Greg Pelland Construction, Appellant, v. the United States, Appellee, 833 F.2d 1022 (Fed. Cir. 1987)Annotate this Case
Before NIES, Circuit Judge, COWEN, Senior Circuit Judge, and BISSELL, Circuit Judge.
COWEN, Senior Circuit Judge.
The decision of the Armed Services Board of Contract Appeals ("Board"), which found that the Yakima contract was illegal and held that Pelland was not entitled to recover on the extra-contractual theory of unjust enrichment, Greg Pelland Construction v. United States, ASBCA No. 31128, 86-3 BCA (CCH) p 19,298 (August 14, 1986), modified on reconsid., 87-2 BCA (CCH) p 19,755 (January 14, 1987), is affirmed in part, reversed in part, and remanded.
Pelland first argues that the Board erred in finding that the Yakima contract was illegal because Pelland was affiliated with the CSS group ("CSS"). However, the Board's finding that CSS was a joint venturer of Pelland on the contract is supported by substantial evidence. It is clear from the record that the contract proposal was prepared by CSS and that Pelland authorized CSS to negotiate the contract in his behalf. Additionally, Pelland had no means of performing the contract by himself and was obligated by agreement to subcontract only with CSS. All costs of performance, including wages and benefits of the employee who performed the contract work, were paid from the CSS share of the receipts. Pelland's only function was to sign the contract documents and to act as a conduit for the funds. On the basis of these facts, the Board correctly found that a joint venture existed between Pelland and the CSS group, whose combined average receipts were in excess of $2 million during the three fiscal years 1980-1982. Accordingly, the Board's decision that the contract was illegal is affirmed. 15 U.S.C. § 632(a) (1981); 13 C.F.R. Sec. 121.3-2(a) (vii) (A), (C) (1981).
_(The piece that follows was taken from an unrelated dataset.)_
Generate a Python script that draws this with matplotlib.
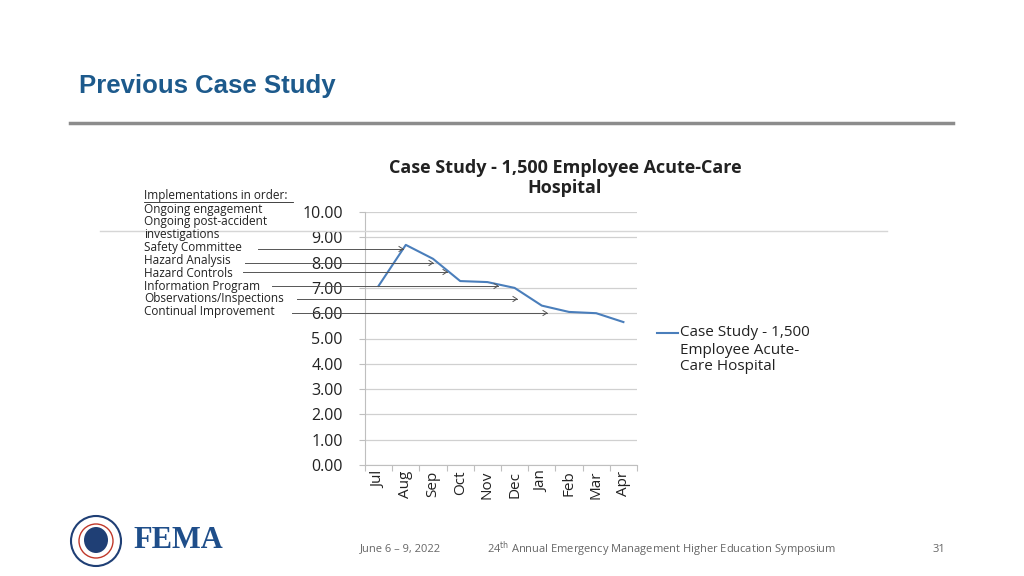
import matplotlib.pyplot as plt
from matplotlib.patches import Ellipse

# data
months = ['Jul', 'Aug', 'Sep', 'Oct', 'Nov', 'Dec', 'Jan', 'Feb', 'Mar', 'Apr']
values = [7.08, 8.70, 8.15, 7.27, 7.23, 7.00, 6.30, 6.05, 6.00, 5.65]
yticks = [0, 1, 2, 3, 4, 5, 6, 7, 8, 9, 10]

notes_header = 'Implementations in order:'
notes = ['Ongoing engagement', 'Ongoing post-accident', 'investigations',
         'Safety Committee', 'Hazard Analysis', 'Hazard Controls',
         'Information Program', 'Observations/Inspections', 'Continual Improvement']

series_name = ['Case Study - 1,500', 'Employee Acute-', 'Care Hospital']
chart_title = 'Case Study - 1,500 Employee Acute-Care\nHospital'

W, H = 1024, 576
fig = plt.figure(figsize=(W / 100, H / 100), dpi=100)
fig.patch.set_facecolor('white')

def fx(x):
    return x / W

def fy(y):
    return 1 - y / H

font = ['Open Sans', 'DejaVu Sans']
ink = '#222222'

# slide header
fig.text(fx(79), fy(86), 'Previous Case Study', color='#1d5a8c', fontsize=18.5,
         fontweight='bold', family=['Liberation Sans Narrow', 'Liberation Sans', 'DejaVu Sans'],
         va='center', ha='left')
fig.add_artist(plt.Line2D([fx(70), fx(953)], [fy(123), fy(123)], color='#8c8c8c', lw=2.5))
# faint stray line from the slide
fig.add_artist(plt.Line2D([fx(100), fx(887)], [fy(231), fy(231)], color='#d6d6d6', lw=1))

# chart
ax = fig.add_axes([fx(365), fy(465), fx(637) - fx(365), fy(212) - fy(465)])
x = list(range(len(months)))
ax.plot(x, values, color='#4a7ebb', lw=1.5)
ax.set_xlim(-0.5, len(months) - 0.5)
ax.set_ylim(0, 10)
ax.set_yticks(yticks)
ax.set_yticklabels(['%.2f' % v for v in yticks], fontsize=11.5, family=font, color=ink)
ax.yaxis.grid(True, color='#d0d0d0', lw=0.9)
ax.set_axisbelow(True)
ax.set_xticks([i - 0.5 for i in range(len(months) + 1)])
ax.set_xticklabels([])
ax.set_xticks(x, minor=True)
ax.set_xticklabels(months, minor=True, rotation=90, fontsize=11, family=font, color=ink)
ax.tick_params(axis='x', which='minor', length=0, pad=4)
ax.tick_params(axis='x', which='major', length=4, color='#bfbfbf', direction='out')
ax.tick_params(axis='y', length=4, color='#bfbfbf', pad=12)
for s in ['top', 'right']:
    ax.spines[s].set_visible(False)
for s in ['left', 'bottom']:
    ax.spines[s].set_color('#bfbfbf')

fig.text(fx(565), fy(178), chart_title, ha='center', va='center', fontsize=13,
         fontweight='bold', family=font, color=ink, linespacing=1.2)

# legend drawn by hand so the key sits on the first line
fig.add_artist(plt.Line2D([fx(657), fx(678)], [fy(333), fy(333)], color='#4a7ebb', lw=1.5))
for i, t in enumerate(series_name):
    fig.text(fx(680), fy(333 + 17 * i), t, fontsize=11, family=font, color=ink,
             va='center', ha='left')

# implementation notes
fig.text(fx(144), fy(196), notes_header, fontsize=8.5, family=font, color=ink,
         va='center', ha='left')
fig.add_artist(plt.Line2D([fx(144), fx(293)], [fy(201.5), fy(201.5)], color=ink, lw=0.6))
for i, n in enumerate(notes):
    fig.text(fx(144), fy(209 + 12.85 * i), n, fontsize=8.5, family=font,
             color=ink, va='center', ha='left')

# arrows from the notes to the chart (pixel positions)
arrows = [(258, 403, 249), (245, 433, 263), (243, 447, 272),
          (272, 498, 286), (297, 517, 299), (292, 547, 313)]
for x0, x1, y in arrows:
    fig.add_artist(plt.Line2D([fx(x0), fx(x1)], [fy(y), fy(y)], color='#555555', lw=0.7))
    fig.add_artist(plt.Line2D([fx(x1 - 4), fx(x1), fx(x1 - 4)],
                              [fy(y - 2.5), fy(y), fy(y + 2.5)], color='#555555', lw=0.7))

# footer
fig.add_artist(Ellipse((fx(96), fy(541)), fx(50), 50 / H, transform=fig.transFigure,
                       facecolor='white', edgecolor='#1f3f75', lw=1.5))
fig.add_artist(Ellipse((fx(96), fy(541)), fx(34), 34 / H, transform=fig.transFigure,
                       facecolor='white', edgecolor='#c0392b', lw=1))
fig.add_artist(Ellipse((fx(96), fy(540)), fx(24), 26 / H, transform=fig.transFigure,
                       facecolor='#1f3f75', edgecolor='none'))
fig.text(fx(133), fy(541), 'FEMA', fontsize=22, fontweight='bold',
         family=['Liberation Serif', 'DejaVu Serif'],
         color='#1f4e8a', va='center', ha='left')
fig.text(fx(360), fy(549), 'June 6 \u2013 9, 2022', fontsize=8, family=font,
         color='#666666', va='center', ha='left')
fig.text(fx(487), fy(549), r'24$^{\rm th}$ Annual Emergency Management Higher Education Symposium',
         fontsize=8, family=font, color='#666666', va='center', ha='left')
fig.text(fx(945), fy(549), '31', fontsize=8, family=font, color='#666666',
         va='center', ha='right')

fig.savefig('out.png', dpi=100)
Second, Pelland argues that the Government is estopped from denying the validity of the Yakima contract because he was advised by the Government that a small business could subcontract to a large business. Moreover, Pelland declares that the Government was aware of the CSS/Pelland relationship before the contract was awarded. Even if we accept the truth of these assertions, Pelland has not established the elements necessary to prove estoppel against the Government. In the absence of affirmative misconduct by a Government agent, the Government may not be estopped from enforcing compliance with valid regulations. Schweiker v. Hansen, 450 U.S. 785, 788 (1981); Urban Data Sys., Inc. v. United States, 699 F.2d 1147, 1153-54 (Fed. Cir. 1983). On this record, there is no evidence of affirmative misconduct. Consequently, the Board's holding that the Government is not estopped from denying the contract's illegality is affirmed.
Lastly, Pelland contends that even if the contract was illegal, and therefore void or voidable as the Board held, he nevertheless is entitled to recover on the basis of an implied contract, unjust enrichment, or quantum meruit. The Board disagreed, holding that Pelland was not entitled to recover for the value of unpaid work, which the Government accepted and from which the Government benefited.
In view of the facts and circumstances of this case, we hold that Pelland's claim for extra-contractual relief, based on an implied-in-fact contract, is controlled by our decisions in United States v. Amdahl Corp., 786 F.2d 387 (Fed. Cir. 1986) and Urban Data Sys., Inc. v. United States, 699 F.2d 1147 (Fed. Cir. 1983) and falls within the Amdahl holding that "it would violate good conscience to impose upon the contractor all economic loss from having entered an illegal contract." 786 F.2d at 393 (emphasis in original). In Urban Data, this court considered a factually similar situation in which two Small Business Administration contracts were entered into in violation of statutory provisions. However, because the contractor performed and the Government accepted the supplies, we held that Urban Data Systems was entitled to recover on a quantum valebant basis for the reasonable value in the marketplace of the supplies and services. 699 F.2d at 1154.
We recognize that in a decision binding on this court, it has been held that, despite the government receiving a benefit, no recovery may be had on a theory of quantum meruit or quantum valebant where a contract is "fraught with fraud and corruption." K & R Eng'g Co. v. United States, 616 F.2d 469 (Ct. Cl. 1980). However, nothing in the findings of the Board indicates that the conduct of Pelland and CSS was so egregious that all recovery should be denied. The Board found "bad faith" on the part of CSS (but not Pelland), but bad faith is not equivalent to "fraud and corruption."
We find no reason to deviate from the holding in Amdahl and Urban Data in this case. Accordingly, Pelland is entitled to be paid for the reasonable value in the marketplace of the extra work the joint venture performed.
We express no opinion on the amount Pelland is entitled to recover in accordance with this opinion. That matter is necessarily left to the Board's determination on remand.